• _Exercise description_
Open with the line that has "Write a LaTeX"; close with the line that has "anchor=base] (c2) at". Retype those lines exactly, images excluded.
Start Data to process
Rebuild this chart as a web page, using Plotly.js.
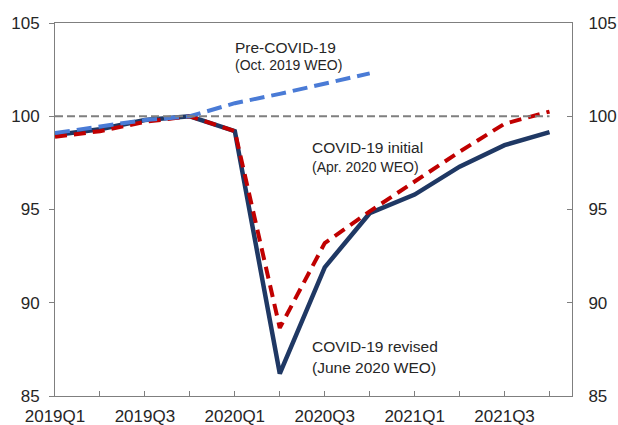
<!DOCTYPE html>
<html>
<head>
<meta charset="utf-8">
<script src="https://cdn.plot.ly/plotly-3.0.1.min.js"></script>
<style>html,body{margin:0;padding:0;background:#fff;}#chart{width:618px;height:425px;}</style>
</head>
<body>
<div id="chart"></div>
<script>
const quarters = ['2019Q1','2019Q2','2019Q3','2019Q4','2020Q1','2020Q2','2020Q3','2020Q4','2021Q1','2021Q2','2021Q3','2021Q4'];
const tickLabels = ['2019Q1','','2019Q3','','2020Q1','','2020Q3','','2021Q1','','2021Q3',''];
const baseline = [100,100,100,100,100,100,100,100,100,100,100,100];
const preCovid = [99.1,99.45,99.8,100.0,100.7,101.2,101.75,102.3];
const covidInitial = [98.9,99.2,99.7,100.0,99.2,88.65,93.2,94.9,96.5,98.1,99.6,100.25];
const covidRevised = [99.0,99.3,99.8,100.0,99.2,86.2,91.9,94.8,95.8,97.3,98.45,99.15];

const traces = [
  {x: quarters, y: baseline, yaxis: 'y2', mode: 'lines', line: {color: '#7f7f7f', width: 2, dash: '8px,4px'}, hoverinfo: 'skip'},
  {x: quarters, y: covidRevised, mode: 'lines', line: {color: '#1f3864', width: 4.5}},
  {x: quarters, y: covidInitial, mode: 'lines', line: {color: '#c00000', width: 4, dash: '12px,7px'}},
  {x: quarters.slice(0, preCovid.length), y: preCovid, mode: 'lines', line: {color: '#4a7bd6', width: 4, dash: '15px,7px'}}
];

const tickFont = {family: 'Liberation Sans, Arial, sans-serif', size: 17, color: '#262626'};
const annFont1 = {family: 'Liberation Sans, Arial, sans-serif', size: 15.5, color: '#262626'};
const annFont2 = {family: 'Liberation Sans, Arial, sans-serif', size: 14, color: '#262626'};

function ann(text, x, y, font) {
  return {text: text, x: x, y: y, xref: 'x', yref: 'y', xanchor: 'left', yanchor: 'middle', showarrow: false, font: font};
}

const layout = {
  width: 618, height: 425,
  margin: {l: 55, r: 46, t: 23, b: 29},
  paper_bgcolor: '#fff', plot_bgcolor: '#fff',
  showlegend: false,
  xaxis: {
    type: 'category', range: [0, 11.5],
    tickmode: 'array', tickvals: quarters, ticktext: tickLabels,
    ticks: 'inside', ticklen: 5, tickcolor: '#7f7f7f', tickwidth: 1,
    showline: true, linecolor: '#7f7f7f', linewidth: 1, mirror: true,
    showgrid: false, zeroline: false, tickfont: tickFont, tickangle: 0,
    ticklabelstandoff: 5
  },
  yaxis: {
    range: [85, 105], tickvals: [85, 90, 95, 100, 105],
    ticks: 'outside', ticklen: 5, tickcolor: '#7f7f7f',
    showline: true, linecolor: '#7f7f7f', linewidth: 1,
    showgrid: false, zeroline: false, tickfont: tickFont, ticklabelstandoff: 6
  },
  yaxis2: {
    overlaying: 'y', side: 'right', range: [85, 105], tickvals: [85, 90, 95, 100, 105],
    ticks: 'inside', ticklen: 5, tickcolor: '#7f7f7f',
    showline: true, linecolor: '#7f7f7f', linewidth: 1,
    showgrid: false, zeroline: false, tickfont: tickFont, ticklabelstandoff: 12
  },
  annotations: [
    ann('Pre-COVID-19', 3.96, 103.71, annFont1),
    ann('(Oct. 2019 WEO)', 3.96, 102.75, annFont2),
    ann('COVID-19 initial', 5.67, 98.35, annFont1),
    ann('(Apr. 2020 WEO)', 5.67, 97.28, annFont2),
    ann('COVID-19 revised', 5.67, 87.63, annFont1),
    ann('(June 2020 WEO)', 5.67, 86.55, annFont1)
  ]
};

Plotly.newPlot('chart', traces, layout, {displayModeBar: false, staticPlot: true});
</script>
</body>
</html>
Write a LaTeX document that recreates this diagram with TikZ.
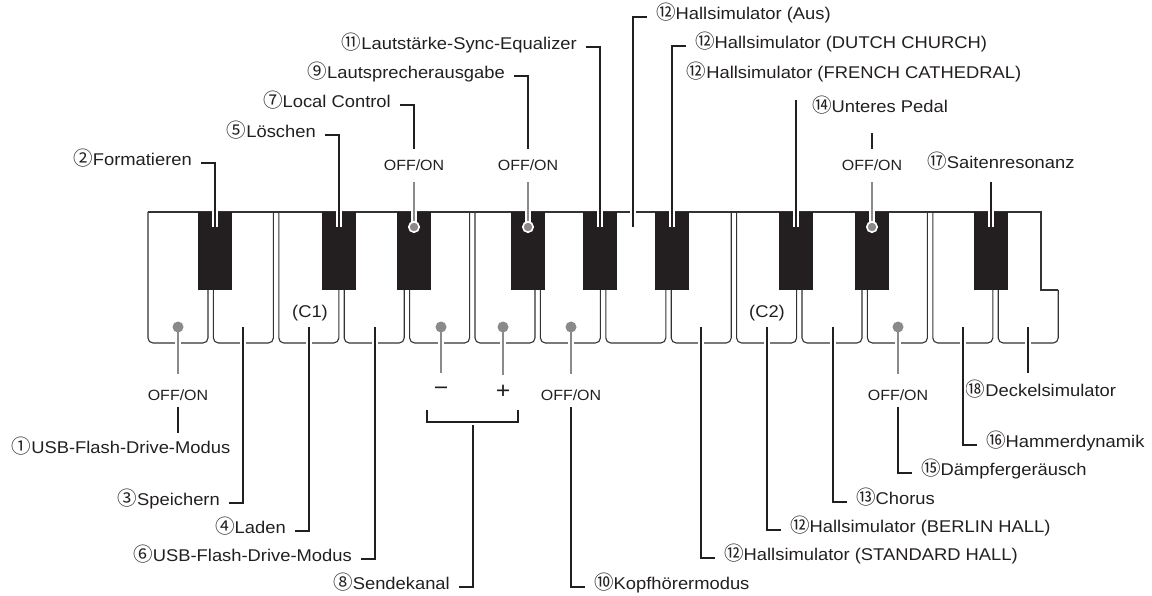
\documentclass[tikz,border=0pt]{standalone}
\usepackage{fontspec}
\setmainfont{Liberation Sans}[FakeStretch=1.08]
\newfontfamily\cjk{Noto Sans CJK JP}
\usepackage{tikz}
\definecolor{ink}{HTML}{231F20}
\definecolor{pin}{HTML}{8A8A8A}
\definecolor{rim}{HTML}{333333}
\newcommand{\nr}[1]{{\fontsize{19.5}{20}\cjk #1}}

\begin{document}
\begin{tikzpicture}[x=1pt, y=-1pt,
	every node/.style={inner sep=0pt, text=ink},
	lbl/.style={font=\fontsize{17}{20}\selectfont, text height=13pt, text depth=4pt},
	onoff/.style={font=\fontsize{14.8}{17}\selectfont, text height=10.8pt, text depth=0pt, anchor=base},
	sym/.style={font=\fontsize{23}{24}\selectfont},
	wkey/.style={draw=rim, line width=1.1pt},
	bkey/.style={fill=ink},
	lead/.style={draw=ink, line width=1.1pt, preaction={draw=white, line width=6pt}},
	stem/.style={draw=pin, line width=2.4pt, preaction={draw=white, line width=6.5pt}},
	wdot/.style={fill=pin},
	bdot/.style={fill=pin, draw=white, line width=1.6pt}]
	\useasboundingbox (0,0) rectangle (1152,596);

	\foreach \i in {0,...,12}
		\draw[wkey, rounded corners=5pt] ({148+65.4*\i},212) -- ({148+65.4*\i},343) -- ({208+65.4*\i},343) -- ({208+65.4*\i},212);
	\draw[wkey, rounded corners=5pt] (998.2,212) -- (998.2,343) -- (1058.2,343) -- (1058.2,290);
	\draw[wkey] (1058.2,290) -- (1041,290) -- (1041,212) -- (148,212);
	\foreach \c [count=\n] in {215,339,414,528,600,672,796,872,991} {
		\fill[bkey] (\c-16.75,212) rectangle (\c+16.75,290);
		\coordinate (b\n) at (\c,227);
	}
	\foreach \x [count=\n] in {178,243,309,375,441,503,571,636,701,767,833,898,963,1028}
		\coordinate (w\n) at (\x,327);
	\coordinate (top8) at (633,227);

	\node[lbl, anchor=base] (c1) at (310,317.3) {(C1)};
	\node[lbl, anchor=base] (c2) at (767,317.3) {(C2)};

	\node[lbl, anchor=mid east] (formatieren) at (192,163) {\nr{②}Formatieren};
	\node[lbl, anchor=mid east] (loeschen) at (316,135) {\nr{⑤}Löschen};
	\node[lbl, anchor=mid east] (localctl) at (391,105) {\nr{⑦}Local Control};
	\node[lbl, anchor=mid east] (lspausg) at (505,76) {\nr{⑨}Lautsprecherausgabe};
	\node[lbl, anchor=mid east] (lsync) at (577,47) {\nr{⑪}Lautstärke-Sync-Equalizer};
	\node[lbl, anchor=mid west] (hallaus) at (656,17) {\nr{⑫}Hallsimulator (Aus)};
	\node[lbl, anchor=mid west] (halldutch) at (695,46) {\nr{⑫}Hallsimulator (DUTCH CHURCH)};
	\node[lbl, anchor=base] (hallfrench) at (854,79) {\nr{⑫}Hallsimulator (FRENCH CATHEDRAL)};
	\node[lbl, anchor=base] (pedal) at (880,113) {\nr{⑭}Unteres Pedal};
	\node[lbl, anchor=base] (saiten) at (1001,169) {\nr{⑰}Saitenresonanz};
	\node[onoff] (oo7) at (414,170.7) {OFF/ON};
	\node[onoff] (oo9) at (528,170.7) {OFF/ON};
	\node[onoff] (oo14) at (872,170.7) {OFF/ON};

	\node[onoff] (oo1) at (178,400.7) {OFF/ON};
	\node[onoff] (oo10) at (571,400.7) {OFF/ON};
	\node[onoff] (oo15) at (898,400.7) {OFF/ON};
	\node[sym] (minus) at (441,391) {−};
	\node[sym] (plus) at (503,392) {+};
	\coordinate (brl) at (427,410);
	\coordinate (brr) at (518,410);
	\coordinate (brk) at (473,422);
	\node[lbl, anchor=base] (usb1) at (121,453) {\nr{①}USB-Flash-Drive-Modus};
	\node[lbl, anchor=mid east] (speichern) at (220,503) {\nr{③}Speichern};
	\node[lbl, anchor=mid east] (laden) at (286,531) {\nr{④}Laden};
	\node[lbl, anchor=mid east] (usb6) at (352,559) {\nr{⑥}USB-Flash-Drive-Modus};
	\node[lbl, anchor=mid east] (sendekanal) at (450,587) {\nr{⑧}Sendekanal};
	\node[lbl, anchor=mid west] (kopfhoerer) at (594,587) {\nr{⑩}Kopfhörermodus};
	\node[lbl, anchor=mid west] (hallstd) at (724,558) {\nr{⑫}Hallsimulator (STANDARD HALL)};
	\node[lbl, anchor=mid west] (hallberlin) at (790,530) {\nr{⑫}Hallsimulator (BERLIN HALL)};
	\node[lbl, anchor=mid west] (chorus) at (856,502) {\nr{⑬}Chorus};
	\node[lbl, anchor=mid west] (daempfer) at (921,473) {\nr{⑮}Dämpfergeräusch};
	\node[lbl, anchor=mid west] (hammer) at (986,445) {\nr{⑯}Hammerdynamik};
	\node[lbl, anchor=base] (deckel) at (1041,396.5) {\nr{⑱}Deckelsimulator};

	\draw[lead, shorten >=9pt] (b1) |- (formatieren.mid east);
	\draw[lead, shorten >=9pt] (b2) |- (loeschen.mid east);
	\draw[lead, shorten <=11pt, shorten >=9pt] (oo7.north) |- (localctl.mid east);
	\draw[lead, shorten <=11pt, shorten >=9pt] (oo9.north) |- (lspausg.mid east);
	\draw[lead, shorten >=9pt] (b5) |- (lsync.mid east);
	\draw[lead, shorten >=9pt] (top8) |- (hallaus.mid west);
	\draw[lead, shorten >=9pt] (b6) |- (halldutch.mid west);
	\draw[lead, shorten >=17pt] (b7) -- (b7 |- hallfrench.south);
	\draw[lead, shorten <=11pt, shorten >=16pt] (oo14.north) -- (oo14.north |- pedal.south);
	\draw[lead, shorten >=9pt] (b9) -- (b9 |- saiten.south);

	\draw[stem, shorten >=11pt] (b3) -- (oo7.south);
	\draw[stem, shorten >=11pt] (b4) -- (oo9.south);
	\draw[stem, shorten >=11pt] (b8) -- (oo14.south);
	\draw[stem, shorten >=16pt] (w1) -- (oo1.north);
	\draw[stem, shorten >=14pt] (w5) -- (minus.north);
	\draw[stem, shorten >=10pt] (w6) -- (plus.north);
	\draw[stem, shorten >=16pt] (w7) -- (oo10.north);
	\draw[stem, shorten >=16pt] (w12) -- (oo15.north);

	\draw[lead, shorten <=6pt, shorten >=7pt] (oo1.south) -- (oo1.south |- usb1.north);
	\draw[lead, shorten >=9pt] (w2) |- (speichern.mid east);
	\draw[lead, shorten >=9pt] (w3) |- (laden.mid east);
	\draw[lead, shorten >=9pt] (w4) |- (usb6.mid east);
	\draw[lead, shorten >=9pt] (brk) |- (sendekanal.mid east);
	\draw[lead] (brl) |- (brk) -| (brr);
	\draw[lead, shorten <=6pt, shorten >=9pt] (oo10.south) |- (kopfhoerer.mid west);
	\draw[lead, shorten >=9pt] (w9) |- (hallstd.mid west);
	\draw[lead, shorten >=9pt] (w10) |- (hallberlin.mid west);
	\draw[lead, shorten >=9pt] (w11) |- (chorus.mid west);
	\draw[lead, shorten <=6pt, shorten >=9pt] (oo15.south) |- (daempfer.mid west);
	\draw[lead, shorten >=9pt] (w13) |- (hammer.mid west);
	\draw[lead, shorten >=10pt] (w14) -- (w14 |- deckel.north);

	\foreach \p in {b3,b4,b8}
		\filldraw[bdot] (\p) circle (5.2pt);
	\foreach \p in {w1,w5,w6,w7,w12}
		\fill[wdot] (\p) circle (5.5pt);
\end{tikzpicture}
\end{document}
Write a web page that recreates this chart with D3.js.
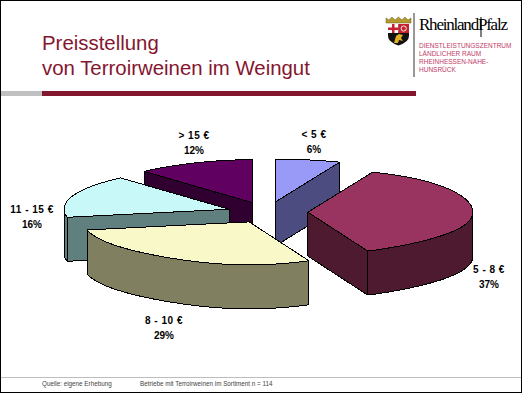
End Data to process
• _Correct answer_
Write a LaTeX document that recreates this diagram with TikZ.
\documentclass[tikz,border=0pt]{standalone}
\usepackage{fontspec}
\setmainfont{Liberation Sans}[FakeStretch=1.08]
\newfontfamily\cjk{Noto Sans CJK JP}
\usepackage{tikz}
\definecolor{ink}{HTML}{231F20}
\definecolor{pin}{HTML}{8A8A8A}
\definecolor{rim}{HTML}{333333}
\newcommand{\nr}[1]{{\fontsize{19.5}{20}\cjk #1}}

\begin{document}
\begin{tikzpicture}[x=1pt, y=-1pt,
	every node/.style={inner sep=0pt, text=ink},
	lbl/.style={font=\fontsize{17}{20}\selectfont, text height=13pt, text depth=4pt},
	onoff/.style={font=\fontsize{14.8}{17}\selectfont, text height=10.8pt, text depth=0pt, anchor=base},
	sym/.style={font=\fontsize{23}{24}\selectfont},
	wkey/.style={draw=rim, line width=1.1pt},
	bkey/.style={fill=ink},
	lead/.style={draw=ink, line width=1.1pt, preaction={draw=white, line width=6pt}},
	stem/.style={draw=pin, line width=2.4pt, preaction={draw=white, line width=6.5pt}},
	wdot/.style={fill=pin},
	bdot/.style={fill=pin, draw=white, line width=1.6pt}]
	\useasboundingbox (0,0) rectangle (1152,596);

	\foreach \i in {0,...,12}
		\draw[wkey, rounded corners=5pt] ({148+65.4*\i},212) -- ({148+65.4*\i},343) -- ({208+65.4*\i},343) -- ({208+65.4*\i},212);
	\draw[wkey, rounded corners=5pt] (998.2,212) -- (998.2,343) -- (1058.2,343) -- (1058.2,290);
	\draw[wkey] (1058.2,290) -- (1041,290) -- (1041,212) -- (148,212);
	\foreach \c [count=\n] in {215,339,414,528,600,672,796,872,991} {
		\fill[bkey] (\c-16.75,212) rectangle (\c+16.75,290);
		\coordinate (b\n) at (\c,227);
	}
	\foreach \x [count=\n] in {178,243,309,375,441,503,571,636,701,767,833,898,963,1028}
		\coordinate (w\n) at (\x,327);
	\coordinate (top8) at (633,227);

	\node[lbl, anchor=base] (c1) at (310,317.3) {(C1)};
	\node[lbl, anchor=base] (c2) at (767,317.3) {(C2)};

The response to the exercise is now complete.